┏━━
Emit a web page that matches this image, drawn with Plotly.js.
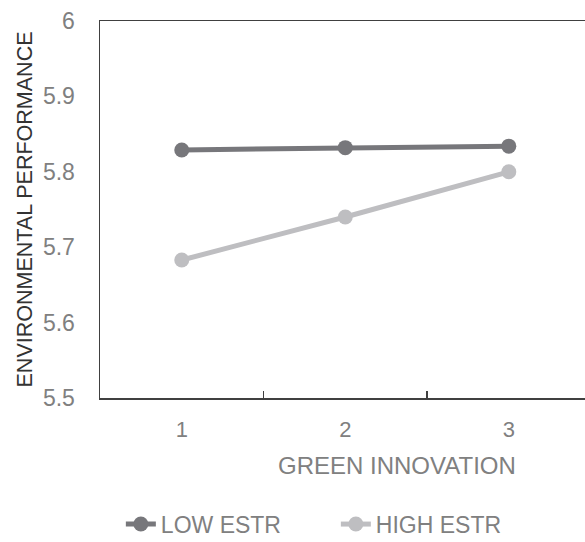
<!DOCTYPE html>
<html>
<head>
<meta charset="utf-8">
<script src="https://cdn.plot.ly/plotly-3.0.1.min.js"></script>
<style>html,body{margin:0;padding:0;background:#fff;}#chart{width:585px;height:542px;}</style>
</head>
<body>
<div id="chart"></div>
<script>
const categories = ['1', '2', '3'];
const lowEstr = [5.829, 5.832, 5.834];
const highEstr = [5.683, 5.740, 5.800];
const yTicks = [5.5, 5.6, 5.7, 5.8, 5.9, 6];
const yTickText = ['5.5', '5.6', '5.7', '5.8', '5.9', '6'];
const xTitle = 'GREEN INNOVATION';
const yTitle = 'ENVIRONMENTAL PERFORMANCE';

const FONT = 'Liberation Sans, Arial, sans-serif';
const GRAY = '#808080';

const traces = [
  {
    x: categories, y: lowEstr, name: 'LOW ESTR', type: 'scatter', mode: 'lines+markers',
    line: {color: '#77777b', width: 5}, marker: {color: '#77777b', size: 15}
  },
  {
    x: categories, y: highEstr, name: 'HIGH ESTR', type: 'scatter', mode: 'lines+markers',
    line: {color: '#bebec1', width: 5}, marker: {color: '#bebec1', size: 15}
  }
];

const layout = {
  width: 585, height: 542,
  margin: {l: 100, r: 0, t: 20.5, b: 144, pad: 0},
  paper_bgcolor: '#fff', plot_bgcolor: '#fff',
  font: {family: FONT, size: 23, color: GRAY},
  showlegend: true,
  legend: {
    orientation: 'h', x: 0.043, xanchor: 'left', yref: 'container', y: 0.033, yanchor: 'middle',
    font: {family: FONT, size: 23, color: GRAY}, itemwidth: 30, tracegroupgap: 0,
    entrywidth: 170, entrywidthmode: 'pixels'
  },
  annotations: [{
    text: xTitle, xref: 'paper', yref: 'paper', x: 0.612, y: -0.18, xanchor: 'center', yanchor: 'middle',
    showarrow: false, font: {family: FONT, size: 24, color: GRAY}
  }],
  xaxis: {
    type: 'category', range: [-0.5, 2.466],
    showline: true, linecolor: '#404040', linewidth: 1.5, mirror: true,
    showgrid: false, zeroline: false,
    ticks: 'inside', tickson: 'boundaries', ticklen: 7, tickcolor: '#404040', tickwidth: 1.2,
    ticklabelstandoff: 11,
    tickfont: {family: FONT, size: 22, color: GRAY},
    automargin: false, fixedrange: true
  },
  yaxis: {
    range: [5.5, 6],
    tickvals: yTicks, ticktext: yTickText,
    showline: true, linecolor: '#404040', linewidth: 1.5, mirror: false,
    showgrid: false, zeroline: false, ticks: '',
    ticklabelstandoff: 19,
    tickfont: {family: FONT, size: 23, color: GRAY},
    title: {text: yTitle, font: {family: FONT, size: 21.5, color: '#333333'}, standoff: 4},
    automargin: false, fixedrange: true
  }
};

Plotly.newPlot('chart', traces, layout, {displayModeBar: false, staticPlot: true});
</script>
</body>
</html>
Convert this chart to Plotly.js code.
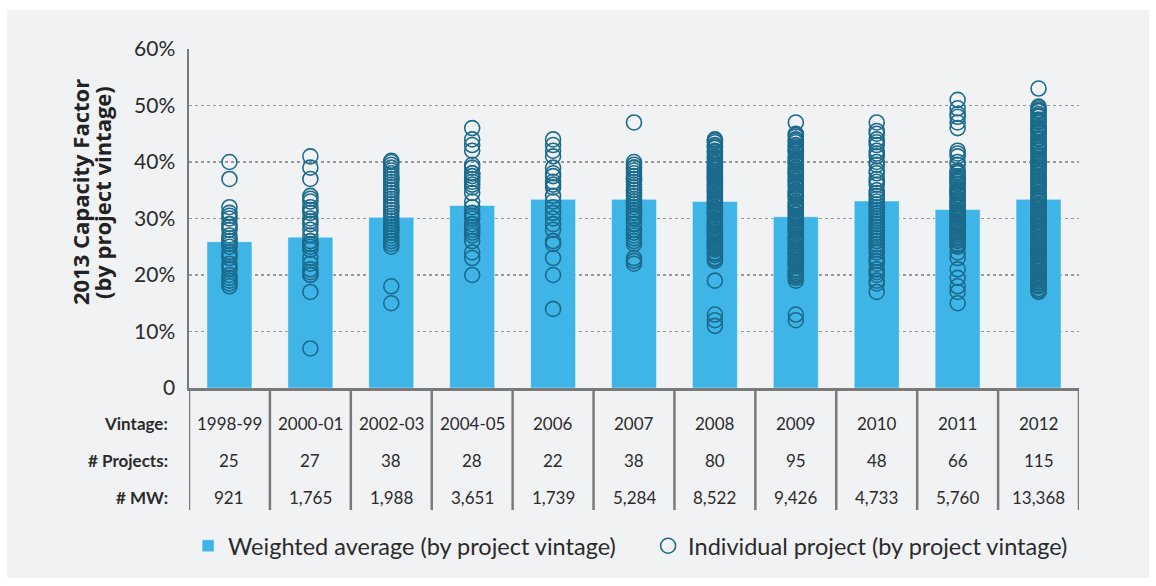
┗━━
Required work
Pictures are excluded: retype only the lines from the beginning of the listing above through the line with "const GRAY = '#808080';", both included.

Output for this exercise
Emit a web page that matches this image, drawn with Plotly.js.
<!DOCTYPE html>
<html>
<head>
<meta charset="utf-8">
<script src="https://cdn.plot.ly/plotly-3.0.1.min.js"></script>
<style>html,body{margin:0;padding:0;background:#fff;}#chart{width:585px;height:542px;}</style>
</head>
<body>
<div id="chart"></div>
<script>
const categories = ['1', '2', '3'];
const lowEstr = [5.829, 5.832, 5.834];
const highEstr = [5.683, 5.740, 5.800];
const yTicks = [5.5, 5.6, 5.7, 5.8, 5.9, 6];
const yTickText = ['5.5', '5.6', '5.7', '5.8', '5.9', '6'];
const xTitle = 'GREEN INNOVATION';
const yTitle = 'ENVIRONMENTAL PERFORMANCE';

const FONT = 'Liberation Sans, Arial, sans-serif';
const GRAY = '#808080';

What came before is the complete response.